When Gaultier wins a match, he often immediately melts. It is as if he’s shot out of his little eddy of stress and suddenly swimming—drowning—in a river of relief. After the handshake, he hugs opponents, he whispers long soliloquies into their ears, he taps them on the shoulders, he holds on to them. The dance is done and he won’t turn off the music.

Khans Unlimited: Jahangir (r), six-time World Champion, applauded as his cousin, the venerable Yusuf Khan, was introduced.
Khans Unlimited: Jahangir (r), six-time World Champion, applauded as his cousin, the venerable Yusuf Khan, was introduced.

In Seattle, he knelt to hug a collapsed, cramping Farag and then literally helped him off the court. The end of the finals was surreal. Gaultier was up 2-0 and 7-4 in the third, again tantalizingly close. Again a lead slipped away as Omar Mosaad came back. But down 8-10, Gaultier fearlessly babied two straight balls into the nick to level the game. Two points away. At 10-10, Gaultier broke his strings on a low hard backhand winning rail, his signature stroke.
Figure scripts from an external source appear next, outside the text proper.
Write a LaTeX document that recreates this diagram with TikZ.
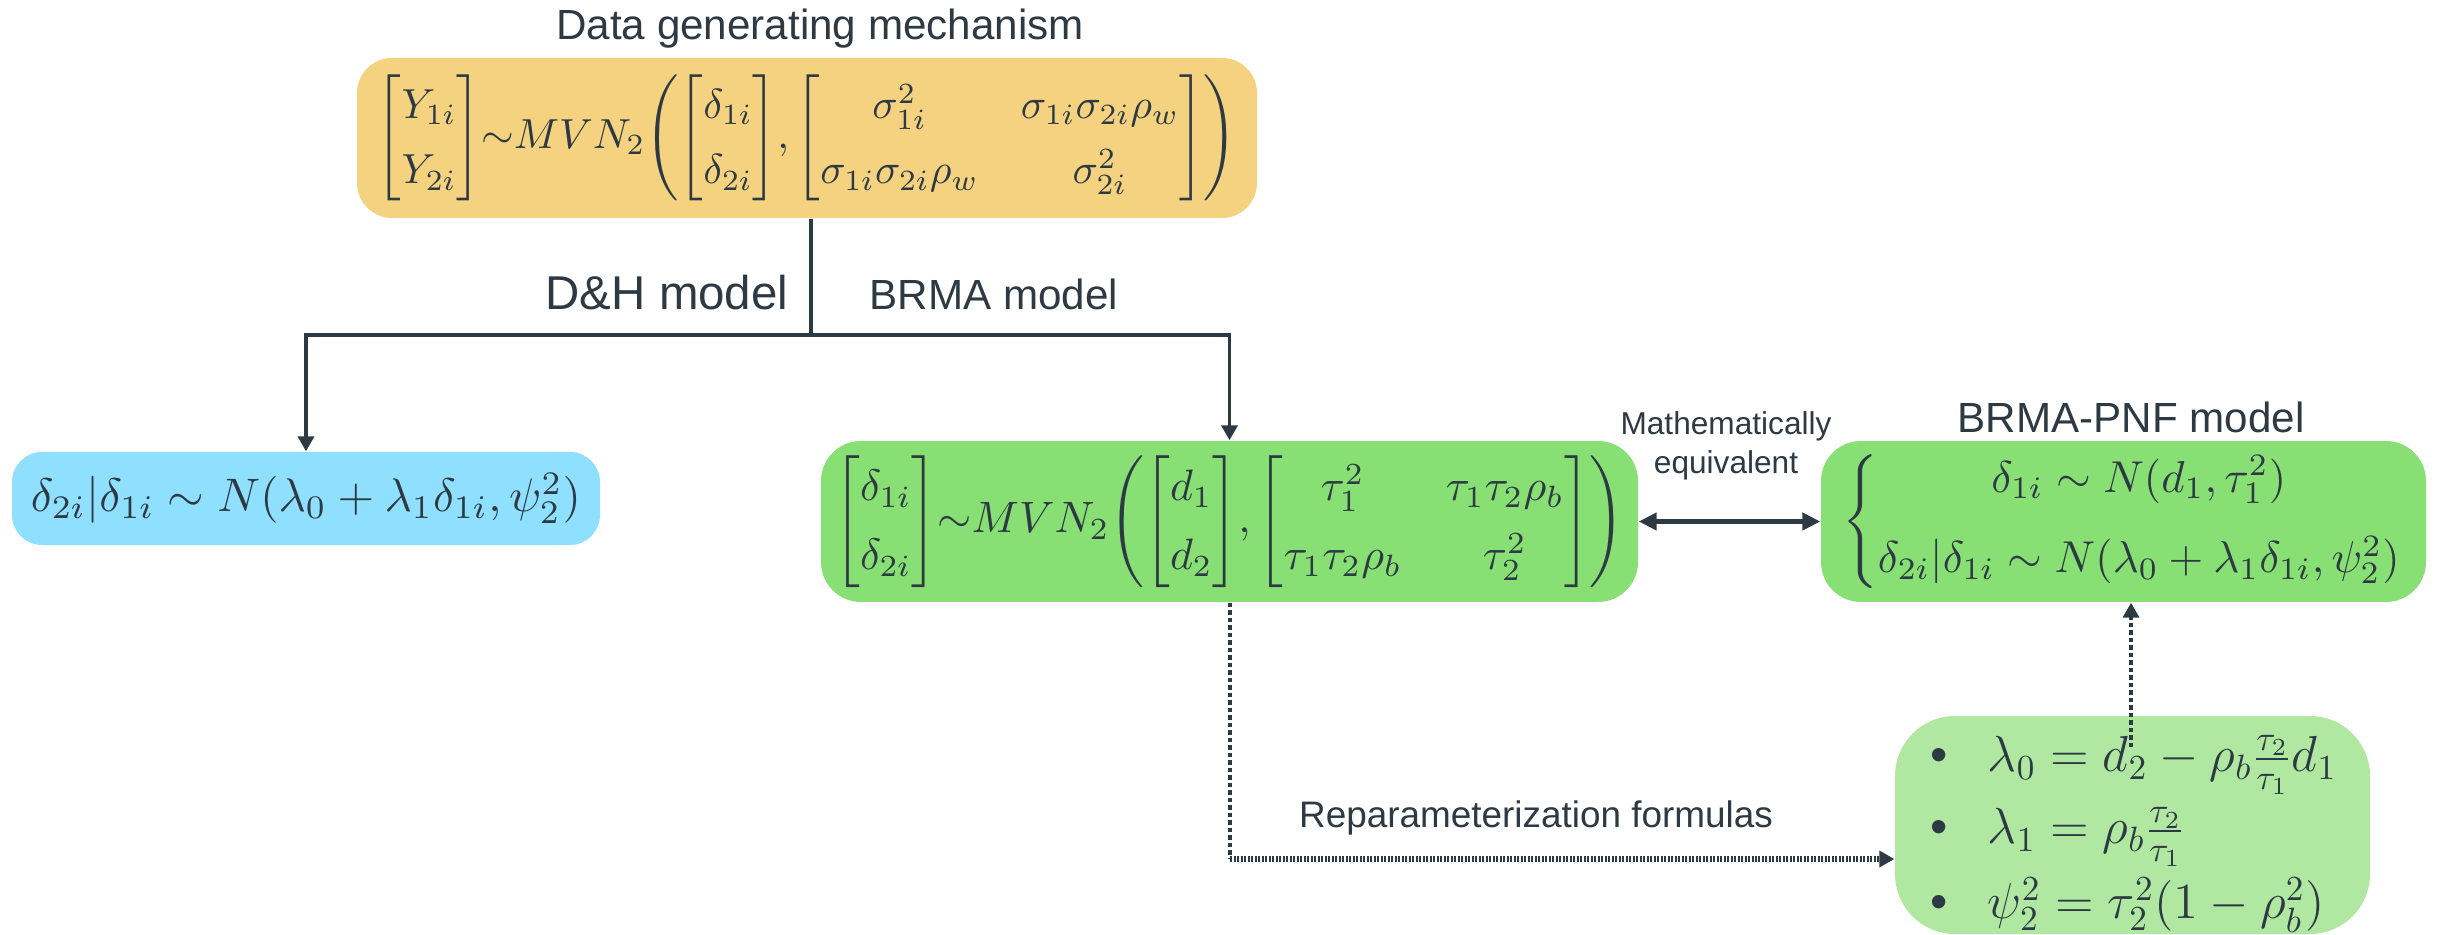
\documentclass[tikz,border=0pt]{standalone}
\usepackage{amsmath}
\usepackage{graphicx}
\usepackage[no-math]{fontspec}
\setmainfont{Liberation Sans}
\usetikzlibrary{arrows.meta}
\definecolor{ink}{HTML}{2D3A44}
\definecolor{orangebox}{HTML}{F4D27F}
\definecolor{bluebox}{HTML}{8FDFFF}
\definecolor{greenbox}{HTML}{88DF73}
\definecolor{lightgreen}{HTML}{B0E8A1}
\newcommand{\tallmat}[1]{{\renewcommand{\arraystretch}{1.3}\begin{bmatrix}#1\end{bmatrix}}}
\tikzset{
  modelbox/.style={rectangle, rounded corners=#1, inner sep=0pt, text=ink, align=center},
  lbl/.style={text=ink, inner sep=0pt},
  conn/.style={draw=ink, line width=1pt},
  tip/.style={-{Triangle[length=1.5mm,width=1.6mm]}},
  dashline/.style={draw=ink, line width=1pt, dash pattern=on 0.45mm off 0.3mm},
  dotline/.style={draw=ink, line width=1.6pt, dash pattern=on 0.2mm off 0.15mm},
}
\begin{document}
\begin{tikzpicture}[x=0.1mm,y=-0.1mm]
\useasboundingbox (0,0) rectangle (2443,935);
% boxes
\node[modelbox=3.5mm, fill=orangebox, minimum width=90mm, minimum height=16mm] (top) at (807,138)
 {\resizebox{86mm}{!}{$\tallmat{Y_{1i}\\ Y_{2i}}{\sim}MVN_2\Biggl(\tallmat{\delta_{1i}\\ \delta_{2i}},\tallmat{\sigma_{1i}^2 & \sigma_{1i}\sigma_{2i}\rho_w\\ \sigma_{1i}\sigma_{2i}\rho_w & \sigma_{2i}^2}\Biggr)$}};
\node[lbl, anchor=base, font=\fontsize{12pt}{14pt}\selectfont] (title) at (820,40) {Data generating mechanism};

\node[modelbox=3mm, fill=bluebox, minimum width=58.8mm, minimum height=9.3mm] (blue) at (306,498.5)
 {\resizebox{55mm}{!}{$\delta_{2i}|\delta_{1i}\sim N(\lambda_0+\lambda_1\delta_{1i},\psi_2^2)$}};

\node[modelbox=4mm, fill=greenbox, minimum width=81.7mm, minimum height=16.1mm] (green) at (1229.5,521.5)
 {\resizebox{79mm}{!}{$\tallmat{\delta_{1i}\\ \delta_{2i}}{\sim}MVN_2\Biggl(\tallmat{d_1\\ d_2},\tallmat{\tau_1^2 & \tau_1\tau_2\rho_b\\ \tau_1\tau_2\rho_b & \tau_2^2}\Biggr)$}};

\node[modelbox=4mm, fill=greenbox, minimum width=60.5mm, minimum height=16.1mm] (pnf) at (2123.5,521.5)
 {\resizebox{56.3mm}{!}{$\left\{\begin{array}{@{}c@{}}\delta_{1i}\sim N(d_1,\tau_1^2)\\[6pt] \delta_{2i}|\delta_{1i}\sim N(\lambda_0+\lambda_1\delta_{1i},\psi_2^2)\end{array}\right.$}};
\node[lbl, anchor=base, font=\fontsize{12pt}{14pt}\selectfont] (pnftitle) at (2131,432) {BRMA-PNF model};

\node[modelbox=6mm, fill=lightgreen, minimum width=47.5mm, minimum height=21.8mm] (fbox) at (2132.5,825) {};
\node[lbl, anchor=west, font=\fontsize{14pt}{16pt}\selectfont] (f1) at (1930,765) {\textbullet\hspace{4mm}$\lambda_0=d_2-\rho_b\frac{\tau_2}{\tau_1}d_1$};
\node[lbl, anchor=west, font=\fontsize{14pt}{16pt}\selectfont] (f2) at (1930,837) {\textbullet\hspace{4mm}$\lambda_1=\rho_b\frac{\tau_2}{\tau_1}$};
\node[lbl, anchor=west, font=\fontsize{14pt}{16pt}\selectfont] (f3) at (1930,905) {\textbullet\hspace{4mm}$\psi_2^2=\tau_2^2(1-\rho_b^2)$};

% labels
\node[lbl, anchor=base east, font=\fontsize{13.5pt}{16pt}\selectfont] (dh) at (789,310) {D\&H model};
\node[lbl, anchor=base west, font=\fontsize{12pt}{14pt}\selectfont] (brma) at (869,310) {BRMA model};
\node[lbl, align=center, font=\fontsize{9pt}{11pt}\selectfont] (equiv) at (1726,446) {Mathematically\\equivalent};
\node[lbl, font=\fontsize{10.5pt}{12pt}\selectfont] (reparam) at (1536,818) {Reparameterization formulas};

% connectors
\coordinate (split) at (811,335);
\coordinate (corner) at (1230,859);
\coordinate (upstart) at (2131,747);
\draw[conn] (split |- top.south) -- (split);
\draw[conn, tip] (split) -| (blue.north);
\draw[conn, tip] (split) -| (green.north);
\draw[conn, line width=1.4pt, {Triangle[length=1.8mm,width=1.7mm]}-{Triangle[length=1.8mm,width=1.7mm]}] (green.east) -- (pnf.west);
\draw[dashline] (green.south -| corner) -- (corner);
\draw[dotline, tip] (corner) -- (fbox.west |- corner);
\draw[dashline, tip] (upstart) -- (upstart |- pnf.south);
\end{tikzpicture}
\end{document}
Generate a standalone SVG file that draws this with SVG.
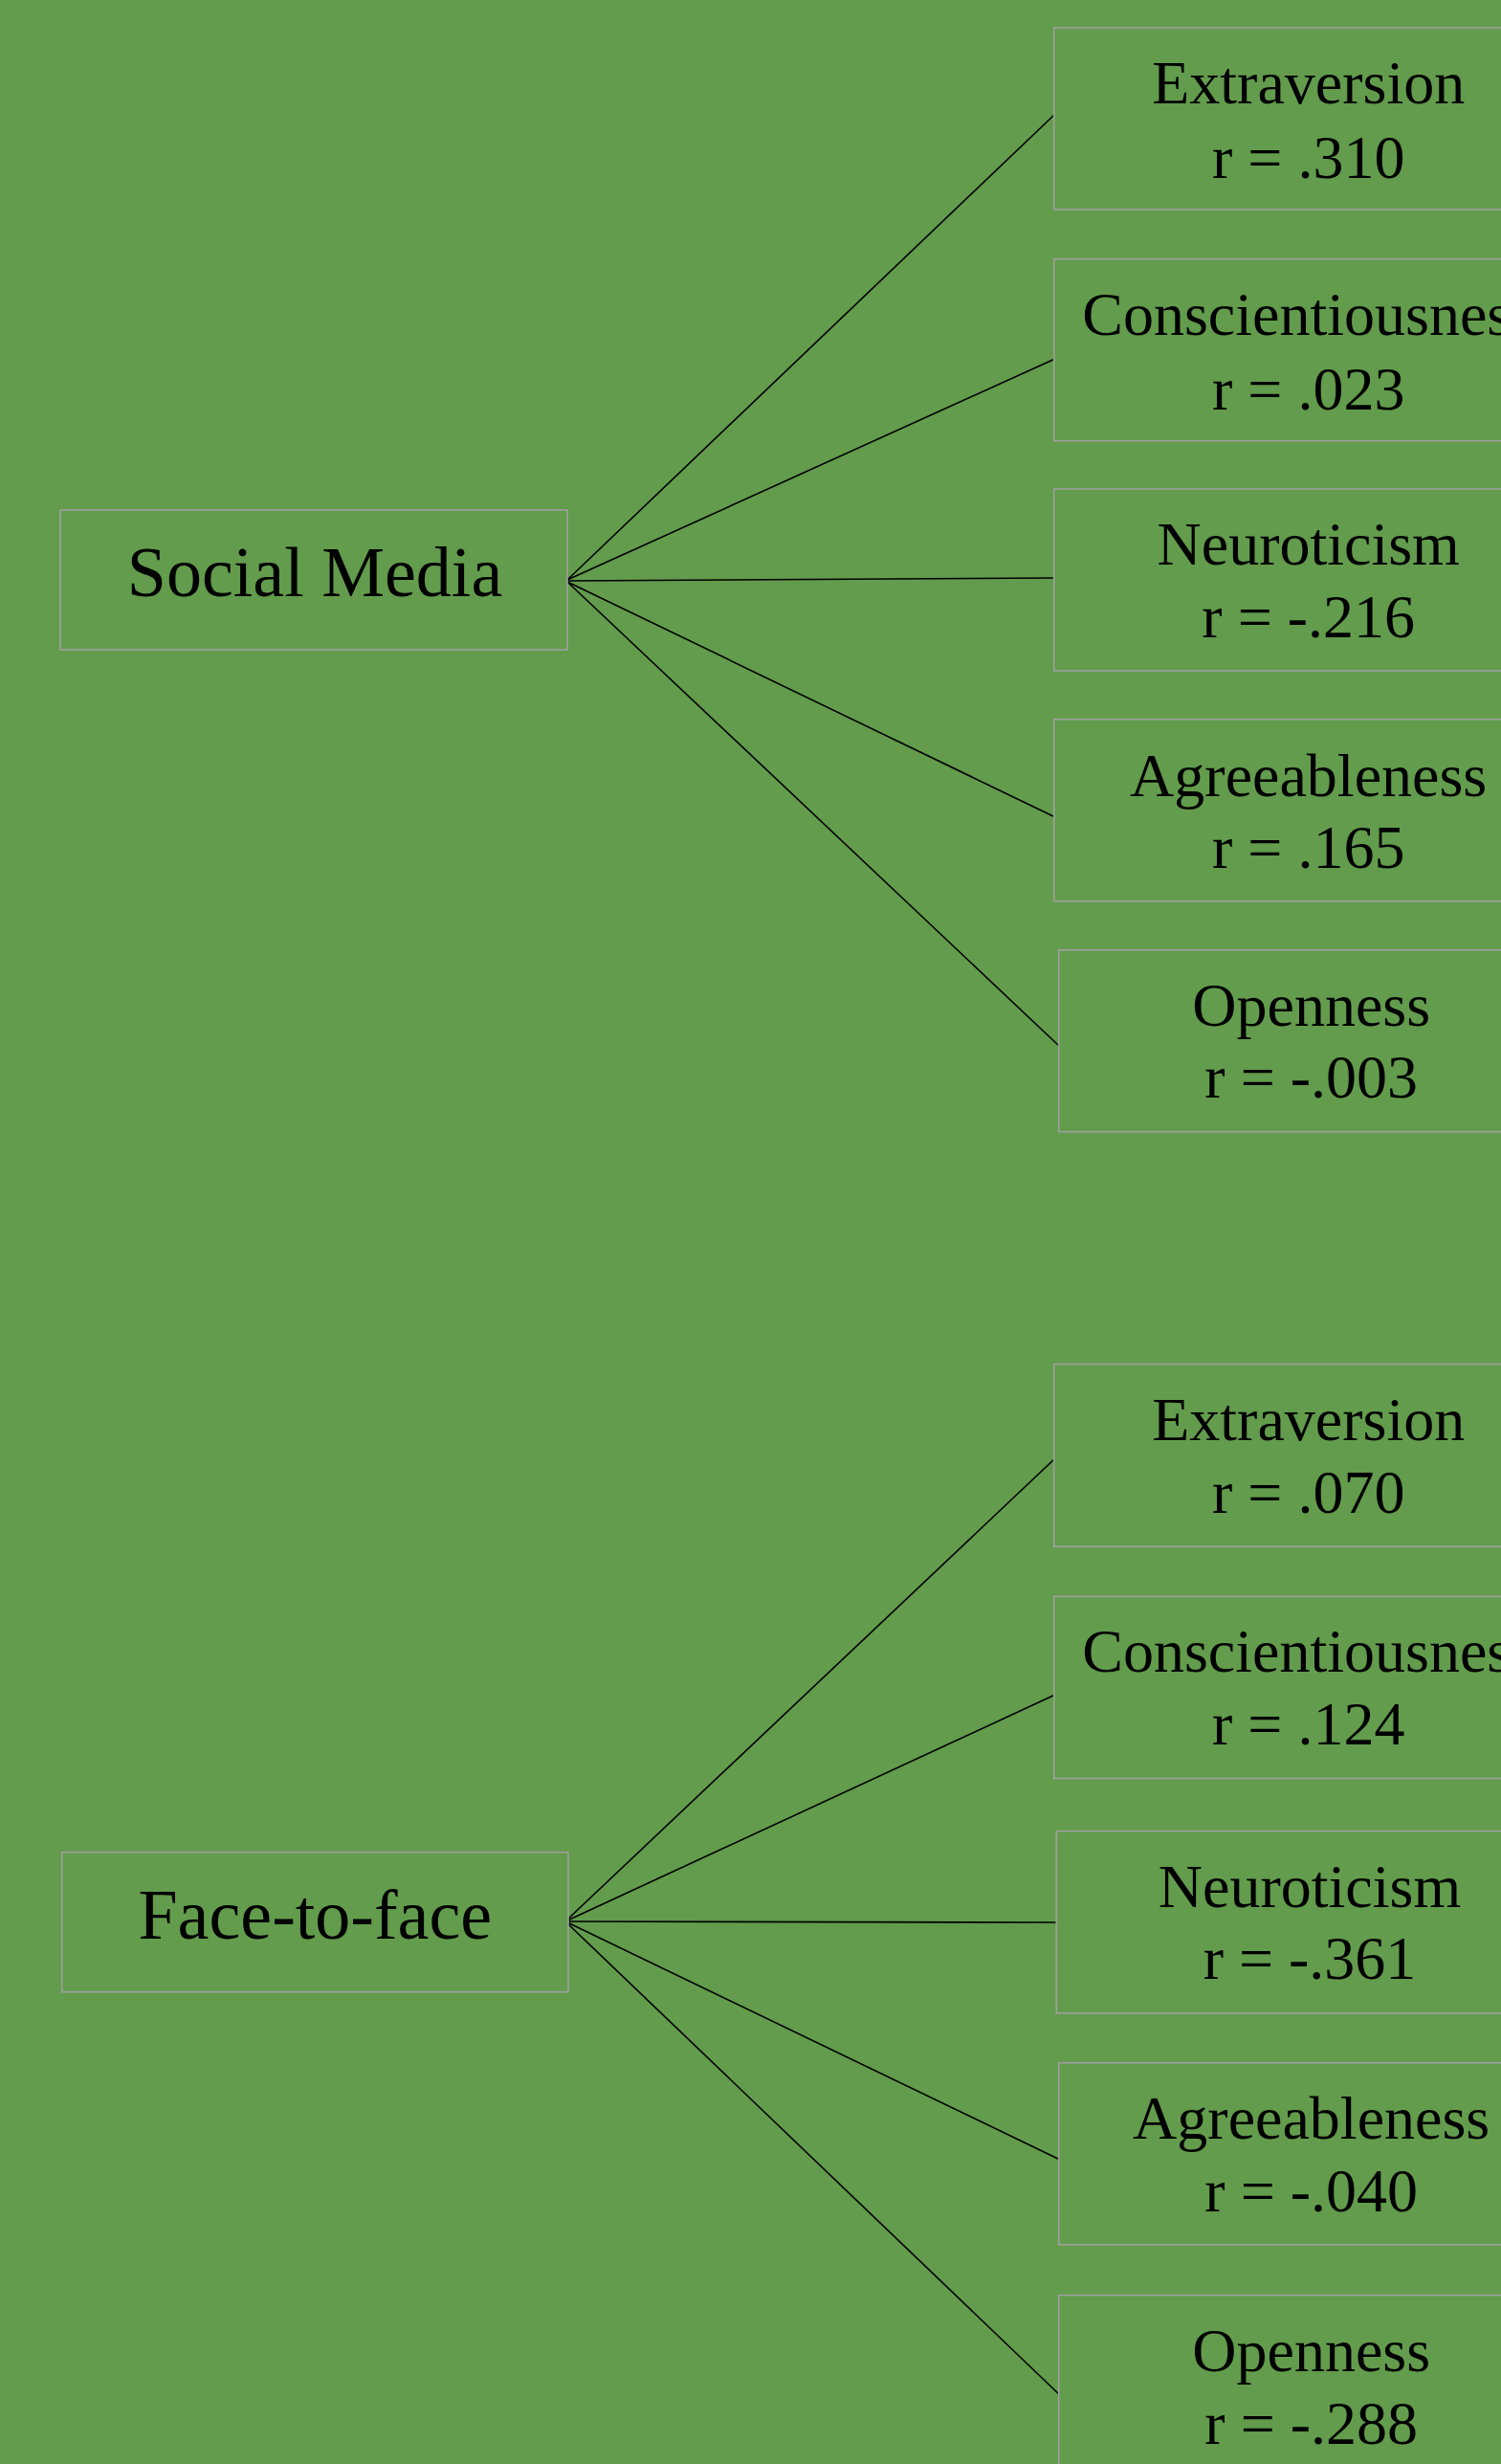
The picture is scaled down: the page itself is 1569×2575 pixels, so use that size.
<svg xmlns="http://www.w3.org/2000/svg" width="1569" height="2575" viewBox="0 0 1569 2575">
<style>
.box{fill:#629c4c;stroke:#a0a0a0;stroke-width:1.6}
.src{font-family:"Liberation Serif","Times New Roman",serif;font-size:74px;fill:#000;text-anchor:middle}
.lbl{font-family:"Liberation Serif","Times New Roman",serif;font-size:64px;fill:#000;text-anchor:middle}
.con line{stroke:#000;stroke-width:1.6}
</style>
<rect x="0" y="0" width="1569" height="2575" fill="#629c4c"/>
<g id="connectors" class="con">
<line x1="593" y1="606" x2="1102" y2="120"/>
<line x1="593" y1="606" x2="1105" y2="374"/>
<line x1="593" y1="607" x2="1102" y2="604"/>
<line x1="593" y1="608" x2="1103" y2="854"/>
<line x1="593" y1="608" x2="1107" y2="1093"/>
<line x1="591" y1="2008" x2="1103" y2="1524"/>
<line x1="591" y1="2008" x2="1103" y2="1771"/>
<line x1="591" y1="2008" x2="1104" y2="2009"/>
<line x1="591" y1="2008" x2="1110" y2="2258"/>
<line x1="591" y1="2008" x2="1110" y2="2505"/>
</g>
<g id="social-media">
<rect class="box" x="63" y="533" width="530" height="146"/>
<text class="src" x="329" y="623">Social Media</text>
</g>
<g id="sm-extraversion">
<rect class="box" x="1101.7" y="29" width="532" height="190"/>
<text class="lbl" x="1367.7" y="108">Extraversion</text>
<text class="lbl" x="1367.7" y="186">r = .310</text>
</g>
<g id="sm-conscientiousness">
<rect class="box" x="1101.7" y="270.7" width="532" height="190"/>
<text class="lbl" x="1367.7" y="349.7">Conscientiousness</text>
<text class="lbl" x="1367.7" y="427.7">r = .023</text>
</g>
<g id="sm-neuroticism">
<rect class="box" x="1101.7" y="511" width="532" height="190"/>
<text class="lbl" x="1367.7" y="590">Neuroticism</text>
<text class="lbl" x="1367.7" y="666">r = -.216</text>
</g>
<g id="sm-agreeableness">
<rect class="box" x="1101.7" y="751.7" width="532" height="190"/>
<text class="lbl" x="1367.7" y="831.7">Agreeableness</text>
<text class="lbl" x="1367.7" y="906.7">r = .165</text>
</g>
<g id="sm-openness">
<rect class="box" x="1106.7" y="992.7" width="532" height="190"/>
<text class="lbl" x="1370.7" y="1071.7">Openness</text>
<text class="lbl" x="1370.7" y="1146.7">r = -.003</text>
</g>
<g id="face-to-face">
<rect class="box" x="64.7" y="1935.7" width="529.3" height="146"/>
<text class="src" x="329.3" y="2026">Face-to-face</text>
</g>
<g id="ff-extraversion">
<rect class="box" x="1101.7" y="1425.6" width="532" height="190.6"/>
<text class="lbl" x="1367.7" y="1504.6">Extraversion</text>
<text class="lbl" x="1367.7" y="1580.6">r = .070</text>
</g>
<g id="ff-conscientiousness">
<rect class="box" x="1101.7" y="1668.3" width="532" height="190.2"/>
<text class="lbl" x="1367.7" y="1747.3">Conscientiousness</text>
<text class="lbl" x="1367.7" y="1823.3">r = .124</text>
</g>
<g id="ff-neuroticism">
<rect class="box" x="1104.3" y="1913.6" width="532" height="190.2"/>
<text class="lbl" x="1369" y="1992.6">Neuroticism</text>
<text class="lbl" x="1369" y="2068">r = -.361</text>
</g>
<g id="ff-agreeableness">
<rect class="box" x="1106.7" y="2155.8" width="532" height="190"/>
<text class="lbl" x="1370.7" y="2234.7">Agreeableness</text>
<text class="lbl" x="1370.7" y="2311">r = -.040</text>
</g>
<g id="ff-openness">
<rect class="box" x="1106.7" y="2398.6" width="532" height="190"/>
<text class="lbl" x="1370.7" y="2477.6">Openness</text>
<text class="lbl" x="1370.7" y="2553.6">r = -.288</text>
</g>
</svg>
So 11-10. One point away, again. A sixth world championship point, his first in over nine years, Gaultier had to exit the court and get a new racquet. Over forty seconds elapsed. Enough time to freeze with panic or flow with calm. It was like an opposing coach calling a time-out on a game-winning field goal in order to ice the kicker.

It mercifully ended quickly, a short rally, an ungettable straight drop. Gaultier screamed. He looked to Mosaad. He put his hands on his head, as if waking from a dream. He then hugged Mosaad. He hugged again. Mosaad tried to move on, one arm still loose, holding his racquet, and exit the court, but Gaultier, emotion pell-melling out of him, clutched at Mosaad and spoke and spoke and would not let him go.
Finally, Mosaad left the embrace and the new world champion burst into tears.

It was the 602nd match that Gregory Gaultier had won on the PSA tour and it was the sweetest.

Gaultier, at age thirty-two, became the oldest player in squash history to win the World Championship for the first time.
Gaultier, at age thirty-two, became the oldest player in squash history to win the World Championship for the first time.